The Clairvoyant (4:26)
Another one I don't recall making too much of an impression on me the last time I listened to this album. Good bass line opening it certainly and then some choppy guitar, with a really nice motif when it gets going. Moves along at a nice pace, faster than the previous two, kicking the tempo of the album back up as it heads towards its conclusion. Can't say I'm impressed by the chorus though; seems very weak. Good guitar work from Dave 'n' Adrian keeps it moving and it ends strongly, but yeah, again, not one of the better tracks, which is to say, weaker than the really strong ones. But not a bad song, all in all.
Only the Good Die Young (4:40)
And speaking of ending strongly, as a kind of bookend for the album this works really well. The start of it does seem a little abrupt, like it came out of nowhere, or was meant to follow on from another track, but that's a small niggle in an otherwise brilliant song. The boys really don't put a foot wrong on this closer, and it's the one that stays in your head and on your lips as you pack the album away/shut the file down. Great hook, the first song on side two that seems to have one, wonderful driving beat, and it doesn't rely so much on the guitar solos this time – though they are there – instead standing as a piece of music in its own right. Bruce puts in a terrific final performance, and you might be tempted to think this was the last time he really enjoyed himself on an Iron Maiden album. I like the sign-off in the lyric: “So until the next time, have a good sin!” Powerful, crashing guitar ending with a real punch to the jaw as it explodes to its end. Superb. And then the coda as the opening line from the album is repeated. You could, quite easily, make this an endless loop, which might not be a bad thing.
I mentioned that this album seems to have been the last time Bruce enjoyed himself, and I think you could extend that to the rest of the band too. I'm not sure how Dave, Steve and Nicko felt about the change in direction they took from the next album on, but they don't seem as cohesive a unit from this till the time of the departures, Adrian first and then Bruce. So to a very real degree, allowing for the weaknesses on
Somewhere in Time, you could say this is the end of an era. Either the first period of Iron Maiden, from the debut to now, or the second, from
The Number of the Beast.
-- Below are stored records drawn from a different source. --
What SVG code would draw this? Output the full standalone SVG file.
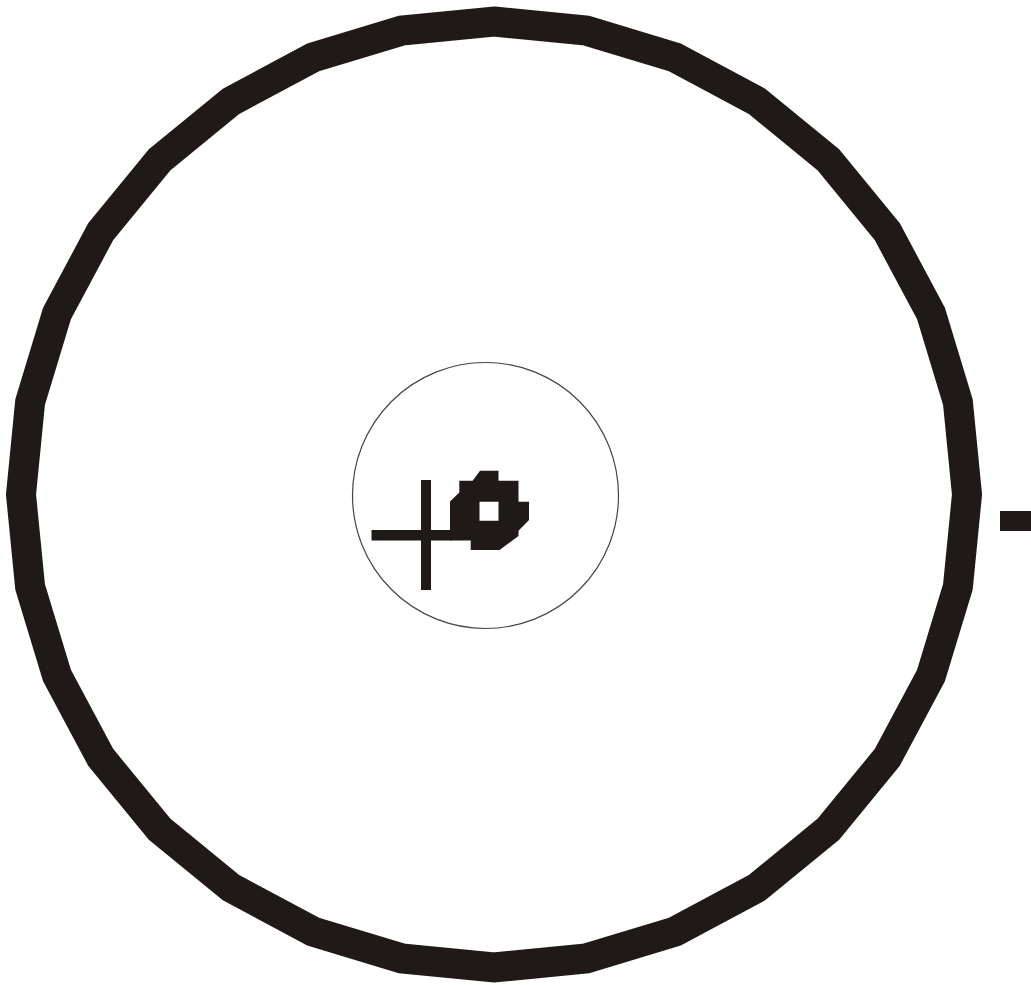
<svg xmlns="http://www.w3.org/2000/svg" width="1031" height="985" viewBox="0 0 1031 985">
  <style>
    .ink { fill: #1f1a17; }
    .ring { fill: none; stroke: #1f1a17; stroke-width: 30; stroke-linejoin: miter; }
    .thin { fill: none; stroke: #444; stroke-width: 1.2; }
  </style>
  <rect width="1031" height="985" fill="#ffffff"/>
  <g id="outer-ring">
    <polygon class="ring" points="494,21.5 586.3,30.6 675,57.5 756.8,101.2 828.5,160 887.3,231.7 931,313.5 957.9,402.2 967,494.5 957.9,586.8 931,675.5 887.3,757.3 828.5,829 756.8,887.8 675,931.5 586.3,958.4 494,967.5 401.7,958.4 313,931.5 231.2,887.8 159.5,829 100.7,757.3 57,675.5 30.1,586.8 21,494.5 30.1,402.2 57,313.5 100.7,231.7 159.5,160 231.2,101.2 313,57.5 401.7,30.6"/>
  </g>
  <g id="inner-circle">
    <circle class="thin" cx="485.5" cy="495.5" r="133"/>
  </g>
  <g id="cross">
    <rect class="ink" x="421" y="480" width="10" height="110"/>
    <rect class="ink" x="371.5" y="530" width="80" height="10.5"/>
  </g>
  <g id="blob">
    <path class="ink" fill-rule="evenodd" d="M450,540.5 L450,501.5 L459.3,492.5 L459.3,480.7 L472.7,480.7 L480,470.7 L498.5,470.7 L498.5,480.7 L518.5,480.7 L518.5,501.7 L529,501.7 L529,520 L518.5,530.7 L518.5,536 L499.5,550 L470.7,550 L470.7,540.5 Z M479.5,501.7 L498.5,501.7 L498.5,520.7 L479.5,520.7 Z"/>
  </g>
  <g id="right-mark">
    <rect class="ink" x="1000" y="511" width="31" height="20"/>
  </g>
</svg>
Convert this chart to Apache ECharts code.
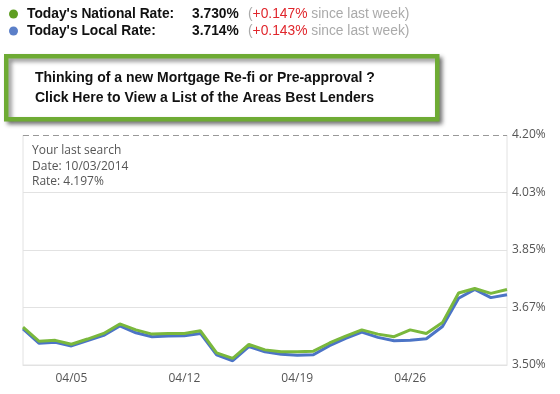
<!DOCTYPE html>
<html>
<head>
<meta charset="utf-8">
<script src="https://cdn.jsdelivr.net/npm/echarts@6/dist/echarts.min.js"></script>
<style>
html,body{margin:0;padding:0;background:#fff;}
#chart{width:560px;height:394px;}
</style>
</head>
<body>
<div id="chart"></div>
<script>
const dates = ['04/02','04/03','04/04','04/05','04/06','04/07','04/08','04/09','04/10','04/11','04/12','04/13','04/14','04/15','04/16','04/17','04/18','04/19','04/20','04/21','04/22','04/23','04/24','04/25','04/26','04/27','04/28','04/29','04/30','05/01','05/02'];
const nationalRate = [3.615,3.572,3.575,3.563,3.579,3.596,3.625,3.607,3.594,3.596,3.596,3.604,3.537,3.520,3.563,3.546,3.540,3.540,3.542,3.567,3.588,3.607,3.594,3.586,3.607,3.596,3.629,3.719,3.733,3.718,3.730];
const localRate = [3.610,3.566,3.569,3.558,3.574,3.590,3.619,3.598,3.586,3.588,3.589,3.596,3.531,3.513,3.556,3.540,3.533,3.530,3.531,3.559,3.581,3.600,3.584,3.574,3.575,3.580,3.617,3.703,3.730,3.705,3.714];
const yTickLabels = ['3.50%','3.67%','3.85%','4.03%','4.20%'];
const xTickLabels = ['04/05','04/12','04/19','04/26'];
const legendInfo = {
  national: {label: "Today's National Rate:", rate: '3.730%', change: '+0.147%'},
  local: {label: "Today's Local Rate:", rate: '3.714%', change: '+0.143%'}
};
const lastSearch = ['Your last search', 'Date: 10/03/2014', 'Rate: 4.197%'];
const bannerLines = ['Thinking of a new Mortgage Re-fi or Pre-approval ?', 'Click Here to View a List of the Areas Best Lenders'];

const Y_MIN = 3.5, Y_MAX = 4.2, Y_INT = 0.175;
const GREEN = '#7ab83c', BLUE = '#4c74c6';
const HF = 13.8;

const chart = echarts.init(document.getElementById('chart'), null, {renderer: 'canvas'});
chart.setOption({
  animation: false,
  backgroundColor: '#fff',
  legend: {
    orient: 'vertical',
    left: 4,
    top: 2,
    itemWidth: 9,
    itemHeight: 9,
    itemGap: 3,
    icon: 'circle',
    selectedMode: false,
    data: [
      {name: 'National', itemStyle: {color: '#5f9e22'}},
      {name: 'Local', itemStyle: {color: '#5b7fc8'}}
    ],
    formatter: function (name) {
      const info = name === 'National' ? legendInfo.national : legendInfo.local;
      return '{s|}{n|' + info.label + '}{v|' + info.rate + '}{p|(}{r|' + info.change + '}{p| since last week)}';
    },
    textStyle: {
      rich: {
        s: {width: 4},
        n: {width: 165, fontFamily: 'Liberation Sans', fontWeight: 'bold', fontSize: HF, color: '#111'},
        v: {width: 56, fontFamily: 'Liberation Sans', fontWeight: 'bold', fontSize: HF, color: '#111'},
        p: {fontFamily: 'Liberation Sans', fontSize: HF, color: '#aaa'},
        r: {fontFamily: 'Liberation Sans', fontSize: HF, color: '#e0262c'}
      }
    }
  },
  grid: {
    left: 23, right: 53, top: 135, bottom: 29,
    show: true, borderColor: '#e2e2e2', borderWidth: 1
  },
  xAxis: {
    type: 'category',
    data: dates,
    boundaryGap: false,
    axisLine: {show: true, lineStyle: {color: '#e2e2e2'}},
    axisTick: {show: false},
    axisLabel: {
      interval: function (i, v) { return xTickLabels.indexOf(v) >= 0; },
      color: '#555', fontFamily: 'Open Sans', fontSize: 12, margin: 8
    },
    splitLine: {show: false}
  },
  yAxis: {
    type: 'value',
    position: 'right',
    min: Y_MIN, max: Y_MAX, interval: Y_INT,
    axisLine: {show: false},
    axisTick: {show: false},
    axisLabel: {
      formatter: function (v) { return yTickLabels[Math.round((v - Y_MIN) / Y_INT)]; },
      color: '#555', fontFamily: 'Open Sans', fontSize: 12, margin: 5
    },
    splitLine: {show: true, lineStyle: {color: '#e2e2e2', width: 1}}
  },
  series: [
    {
      name: 'Local', type: 'line', data: localRate, symbol: 'none',
      lineStyle: {color: BLUE, width: 3}, itemStyle: {color: BLUE}, z: 3
    },
    {
      name: 'National', type: 'line', data: nationalRate, symbol: 'none',
      lineStyle: {color: GREEN, width: 3}, itemStyle: {color: GREEN}, z: 4,
      markLine: {
        silent: true, symbol: 'none', label: {show: false},
        data: [
          {yAxis: Y_MAX, lineStyle: {color: '#fff', type: 'solid', width: 2}},
          {yAxis: Y_MAX, lineStyle: {color: '#999', type: [6, 4], width: 1}}
        ]
      }
    }
  ],
  graphic: [
    {
      type: 'rect', left: 4, top: 54,
      shape: {x: 0, y: 0, width: 431, height: 63},
      style: {fill: '#fff', stroke: '#6eab34', lineWidth: 4.5,
        shadowBlur: 4, shadowOffsetX: 3, shadowOffsetY: 3, shadowColor: 'rgba(0,0,0,0.45)'},
      z: 10
    },
    {
      type: 'text', left: 35, top: 68, z: 11,
      style: {text: bannerLines.join('\n'), font: 'bold 14px "Liberation Sans"', fill: '#111', lineHeight: 20}
    },
    {
      type: 'text', left: 32, top: 143, z: 11,
      style: {text: lastSearch.join('\n'), font: '12px "Open Sans"', fill: '#555', lineHeight: 15.5}
    }
  ]
});
</script>
</body>
</html>
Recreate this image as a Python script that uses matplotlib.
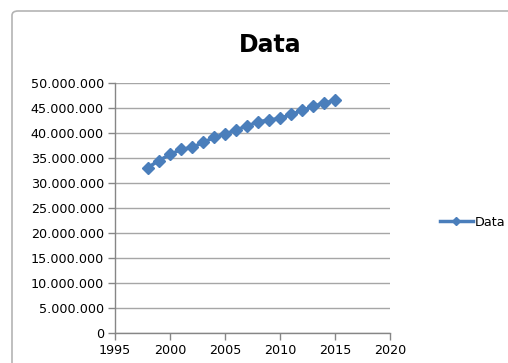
import matplotlib
matplotlib.use('Agg')
import matplotlib.pyplot as plt
from matplotlib.patches import FancyBboxPatch
from matplotlib.ticker import FuncFormatter, MultipleLocator
from matplotlib.lines import Line2D

years = list(range(1998, 2016))
values = [33.1, 34.5, 35.7, 36.7, 37.1, 38.1, 39.1, 39.8, 40.6,
          41.4, 42.2, 42.6, 42.9, 43.7, 44.5, 45.3, 46.0, 46.5]
values = [v * 1e6 for v in values]
seriesName = 'Data'

blue = '#4a7ebb'
gridGrey = '#a6a6a6'

fig = plt.figure(figsize=(5.08, 3.63), dpi=100)
fig.patch.set_facecolor('white')

# chart frame with rounded top-left corner, running off the page edges
frame = FancyBboxPatch((12 / 508, -0.2), 1.2, (363 - 11) / 363 + 0.2,
                       boxstyle='round,pad=0,rounding_size=0.012',
                       transform=fig.transFigure, facecolor='white',
                       edgecolor='#b4b4b4', linewidth=1.2, zorder=-10)
fig.patches.append(frame)

ax = fig.add_axes([115 / 508, 30 / 363, 275 / 508, 250 / 363])
ax.set_zorder(5)
ax.set_facecolor('none')
ax.plot(years, values, color=blue, linewidth=2.5, marker='D',
        markersize=6.5, markeredgecolor=blue, label=seriesName, zorder=3)

ax.set_xlim(1995, 2020)
ax.set_ylim(0, 50e6)
ax.xaxis.set_major_locator(MultipleLocator(5))
ax.yaxis.set_major_locator(MultipleLocator(5e6))
ax.yaxis.set_major_formatter(
    FuncFormatter(lambda v, p: f'{int(v):,}'.replace(',', '.')))
ax.grid(axis='y', color=gridGrey, linewidth=1)
ax.set_axisbelow(True)
for side in ('top', 'right'):
    ax.spines[side].set_visible(False)
for side in ('left', 'bottom'):
    ax.spines[side].set_color('#868686')
    ax.spines[side].set_linewidth(1)
ax.tick_params(axis='both', colors='#868686', length=5, width=1,
               labelcolor='black', labelsize=9.2, pad=3)

fig.text(270 / 508, 1 - 45 / 363, 'Data', ha='center', va='center',
         fontsize=17, fontweight='bold')

handle = Line2D([], [], color=blue, linewidth=2.5, marker='D',
                markersize=4.5)
fig.legend([handle], [seriesName], loc='center left',
           bbox_to_anchor=(428 / 508, 1 - 222 / 363), frameon=False,
           handlelength=2.6, handletextpad=0.15, fontsize=9.2)

fig.savefig('out.png', dpi=100)
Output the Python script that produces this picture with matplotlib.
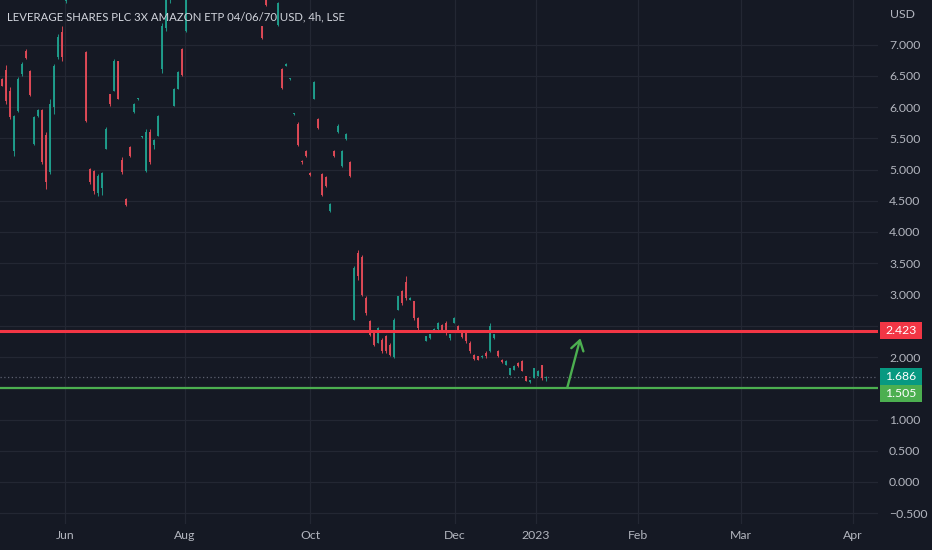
import matplotlib
matplotlib.use("Agg")
import matplotlib.pyplot as plt
from matplotlib.patches import Rectangle
from matplotlib.transforms import blended_transform_factory
import numpy as np

# ---- data (4h candles) ----
opens = [6.45, 6.60, 6.25, 5.30, 5.94, 6.53, 6.90, 6.58, 5.41, 5.86,
         5.95, 5.55, 4.96, 6.00, 6.80, 7.20, 7.70, 8.10, 8.40, 8.30,
         8.00, 6.88, 5.01, 4.98, 4.62, 4.70, 5.33, 6.21, 6.26, 6.73,
         5.15, 4.53, 5.36, 5.92, 6.13, 5.52, 4.98, 5.60, 5.40, 5.54,
         6.61, 7.26, 7.75, 6.02, 6.29, 6.93, 7.22, 7.90, 8.20, 8.50,
         8.80, 9.00, 9.30, 9.10, 8.80, 8.60, 8.80, 8.70, 8.30, 8.10,
         8.30, 8.05, 7.90, 8.00, 7.85, 7.29, 7.80, 7.80, 7.90, 7.32,
         6.61, 6.66, 6.45, 5.89, 5.73, 5.14, 5.30, 4.95, 6.13, 5.81,
         4.93, 4.88, 4.34, 5.30, 5.60, 5.06, 5.49, 5.12, 2.60, 3.66,
         3.60, 2.95, 2.57, 2.39, 2.23, 2.28, 2.33, 2.20, 2.00, 2.76,
         3.05, 3.20, 2.92, 2.89, 2.63, 2.42, 2.26, 2.30, 2.41, 2.45,
         2.52, 2.55, 2.30, 2.55, 2.50, 2.40, 2.38, 2.23, 2.04, 2.01,
         2.00, 2.07, 2.10, 2.30, 2.10, 1.96, 1.88, 1.72, 1.80, 1.90,
         1.93, 1.69, 1.60, 1.67, 1.70, 1.88, 1.66]
highs = [6.47, 6.68, 6.32, 5.88, 6.48, 6.72, 6.93, 6.60, 5.86, 5.97,
         5.97, 5.60, 6.13, 6.69, 7.17, 7.29, 8.30, 8.50, 8.70, 8.40,
         8.20, 6.90, 5.03, 5.00, 4.93, 4.96, 5.68, 6.21, 6.77, 6.73,
         5.20, 4.55, 5.38, 6.06, 6.14, 5.53, 5.65, 5.65, 5.49, 5.88,
         7.35, 8.00, 8.20, 6.30, 6.58, 6.95, 8.00, 8.30, 8.60, 8.90,
         9.20, 9.40, 9.60, 9.30, 9.00, 8.90, 9.10, 8.80, 8.50, 8.40,
         8.50, 8.20, 8.10, 8.10, 8.00, 7.30, 7.90, 8.00, 8.10, 7.68,
         6.62, 6.70, 6.46, 5.90, 5.76, 5.15, 5.31, 4.96, 6.42, 5.82,
         4.95, 4.90, 4.46, 5.31, 5.73, 5.31, 5.58, 5.13, 3.45, 3.72,
         3.64, 2.97, 2.60, 2.40, 2.48, 2.30, 2.35, 2.22, 2.62, 2.98,
         3.08, 3.30, 2.96, 2.90, 2.64, 2.43, 2.34, 2.37, 2.46, 2.56,
         2.53, 2.57, 2.37, 2.64, 2.51, 2.41, 2.40, 2.25, 2.05, 2.02,
         2.03, 2.09, 2.55, 2.37, 2.12, 1.97, 1.96, 1.83, 1.88, 1.92,
         1.96, 1.69, 1.64, 1.83, 1.80, 1.88, 1.70]
lows = [6.33, 6.05, 5.81, 5.22, 5.92, 6.50, 6.77, 6.18, 5.40, 5.84,
        5.09, 4.69, 4.93, 5.89, 6.77, 6.73, 7.66, 7.95, 8.20, 7.90,
        7.80, 5.76, 4.77, 4.61, 4.57, 4.60, 5.33, 6.02, 6.26, 6.13,
        4.93, 4.41, 5.20, 5.91, 6.12, 5.51, 4.96, 5.09, 5.33, 5.54,
        6.55, 7.22, 7.66, 6.02, 6.29, 6.50, 7.20, 7.80, 8.10, 8.40,
        8.60, 8.80, 9.00, 8.70, 8.50, 8.40, 8.60, 8.20, 8.00, 7.90,
        8.00, 7.85, 7.80, 7.80, 7.78, 7.09, 7.62, 7.76, 7.78, 7.30,
        6.29, 6.66, 6.44, 5.88, 5.38, 5.09, 5.20, 4.90, 6.13, 5.65,
        4.57, 4.72, 4.32, 5.20, 5.58, 5.04, 5.48, 4.88, 2.60, 3.24,
        2.97, 2.68, 2.33, 2.17, 2.23, 2.07, 2.07, 2.02, 1.99, 2.75,
        2.84, 2.92, 2.91, 2.60, 2.44, 2.40, 2.25, 2.29, 2.40, 2.44,
        2.40, 2.36, 2.28, 2.54, 2.42, 2.31, 2.23, 2.07, 1.96, 1.95,
        1.99, 1.99, 2.08, 2.29, 2.00, 1.91, 1.88, 1.72, 1.79, 1.84,
        1.77, 1.61, 1.59, 1.67, 1.69, 1.64, 1.62]
closes = [6.34, 6.10, 5.84, 5.86, 6.45, 6.69, 6.78, 6.20, 5.84, 5.95,
          5.12, 4.80, 6.05, 6.66, 7.12, 6.80, 8.10, 8.40, 8.30, 8.00,
          7.85, 5.78, 4.80, 4.65, 4.90, 4.95, 5.65, 6.05, 6.73, 6.13,
          4.96, 4.43, 5.22, 6.05, 6.13, 5.52, 5.60, 5.12, 5.47, 5.86,
          7.30, 7.80, 8.10, 6.29, 6.56, 6.52, 7.90, 8.20, 8.50, 8.80,
          9.00, 9.30, 9.10, 8.80, 8.60, 8.80, 8.70, 8.30, 8.10, 8.30,
          8.05, 7.90, 8.00, 7.85, 7.95, 7.10, 7.64, 7.90, 7.85, 7.66,
          6.31, 6.69, 6.45, 5.89, 5.40, 5.12, 5.22, 4.91, 6.40, 5.66,
          4.60, 4.74, 4.45, 5.22, 5.70, 5.30, 5.57, 4.90, 3.43, 3.30,
          3.00, 2.70, 2.36, 2.20, 2.47, 2.10, 2.09, 2.04, 2.60, 2.97,
          2.86, 2.95, 2.95, 2.62, 2.46, 2.41, 2.33, 2.36, 2.45, 2.55,
          2.41, 2.38, 2.36, 2.63, 2.43, 2.32, 2.25, 2.09, 1.97, 1.96,
          2.02, 2.01, 2.50, 2.36, 2.01, 1.92, 1.94, 1.82, 1.86, 1.85,
          1.78, 1.62, 1.63, 1.82, 1.78, 1.66, 1.686]

month_labels = ["Jun", "Aug", "Oct", "Dec", "2023", "Feb", "Mar", "Apr"]
month_bar_pos = [15.75, 45.75, 77, 113.25, 133.5, 159, 184.75, 212.75]
price_ticks = [-0.5, 0.0, 0.5, 1.0, 1.5, 2.0, 2.5, 3.0, 3.5, 4.0,
               4.5, 5.0, 5.5, 6.0, 6.5, 7.0]
hidden_ticks = [1.5, 2.5]     # covered by the price labels on the axis
resistance = 2.423
support = 1.505
last_price = 1.686
arrow_start = (141.3, 1.505)
arrow_end = (144.6, 2.30)
title = "LEVERAGE SHARES PLC 3X AMAZON ETP 04/06/70 USD, 4h, LSE"

# ---- style ----
BG = "#151924"
GRID = "#232733"
TXT = "#b2b5be"
UP = "#1f9e8c"
DN = "#e04a57"
RED = "#f23645"
GREEN = "#4caf50"
TEAL = "#089981"
FONT = ["Lato", "DejaVu Sans"]
plt.rcParams["font.family"] = FONT

W, H = 932, 550
fig = plt.figure(figsize=(W / 100, H / 100), dpi=100, facecolor=BG)
ax = fig.add_axes([0, 26 / H, 878 / W, 524 / H], facecolor=BG)

o = np.array(opens); h = np.array(highs); l = np.array(lows); c = np.array(closes)
x = np.arange(len(o))
up = c >= o
cols = np.where(up, UP, DN)

ax.vlines(x, l, h, colors=cols, linewidth=0.75, zorder=2, alpha=0.9)
body_bottom = np.minimum(o, c)
body_h = np.maximum(np.abs(c - o), 0.02)
ax.bar(x, body_h, bottom=body_bottom, width=0.45, color=cols, linewidth=0,
       zorder=2, alpha=0.95)

ax.set_xlim(-0.5, 219)
ax.set_ylim(-0.672, 7.712)

# grid
ax.set_yticks(price_ticks)
ax.set_xticks(month_bar_pos)
ax.grid(True, color=GRID, linewidth=0.9, zorder=0)
for s in ax.spines.values():
    s.set_visible(False)

ax.yaxis.tick_right()
ax.set_yticklabels(["" if v in hidden_ticks else f"{v:.3f}".replace("-", "\u2212")
                    for v in price_ticks])
ax.set_xticklabels(month_labels)
ax.tick_params(axis="y", length=0, pad=8, labelsize=8.8, labelcolor=TXT)
ax.tick_params(axis="x", length=0, pad=4, labelsize=8.8, labelcolor=TXT)
for t in ax.get_yticklabels():
    t.set_horizontalalignment("left")

# horizontal levels
ax.axhline(resistance, color=RED, linewidth=2.2, zorder=3)
ax.axhline(support, color=GREEN, linewidth=1.6, zorder=3)
ax.axhline(last_price, color="#5d6170", linewidth=0.9, linestyle=(0, (1, 2)), zorder=1)

# drawn arrow
ax.annotate("", xy=arrow_end, xytext=arrow_start,
            arrowprops=dict(arrowstyle="->,head_length=0.7,head_width=0.45",
                            color=GREEN, lw=1.7, shrinkA=0, shrinkB=0), zorder=4)

# price labels on the axis
bt = blended_transform_factory(fig.transFigure, ax.transData)
box_h = 17 / 62.5


def price_box(yc, text, color):
    ax.add_patch(Rectangle((880 / W, yc - box_h / 2), 42 / W, box_h, transform=bt,
                           facecolor=color, edgecolor="none", clip_on=False, zorder=10))
    ax.text(901 / W, yc, text, transform=bt, ha="center", va="center",
            color="white", fontsize=8.8, clip_on=False, zorder=11)


price_box(resistance, f"{resistance:.3f}", RED)
price_box(last_price, f"{last_price:.3f}", TEAL)
price_box(min(support, last_price - box_h), f"{support:.3f}", GREEN)

fig.text(890 / W, 1 - 14 / H, "USD", color=TXT, fontsize=8.8, ha="left", va="center")
fig.text(7 / W, 1 - 17 / H, title, color="#d1d4dc", fontsize=8.2, ha="left",
         va="center")

fig.savefig("out.png", dpi=100, facecolor=BG)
Either way, the next album would show a marked difference to the last two albums – oddly enough,
not due to long tracks or the interest in progressive rock, almost the opposite – as the band seemed to struggle to find ideas, melodies, but not hits, as the next album gave them their first ever number one.
Ah yes, but one silver lining can't dispel the dark clouds, and the thunderheads were massing on the horizon, about to burst in a deluge of mediocrity, disappointment and lack of ambition.
And under that cloud, one man would decide he had had enough.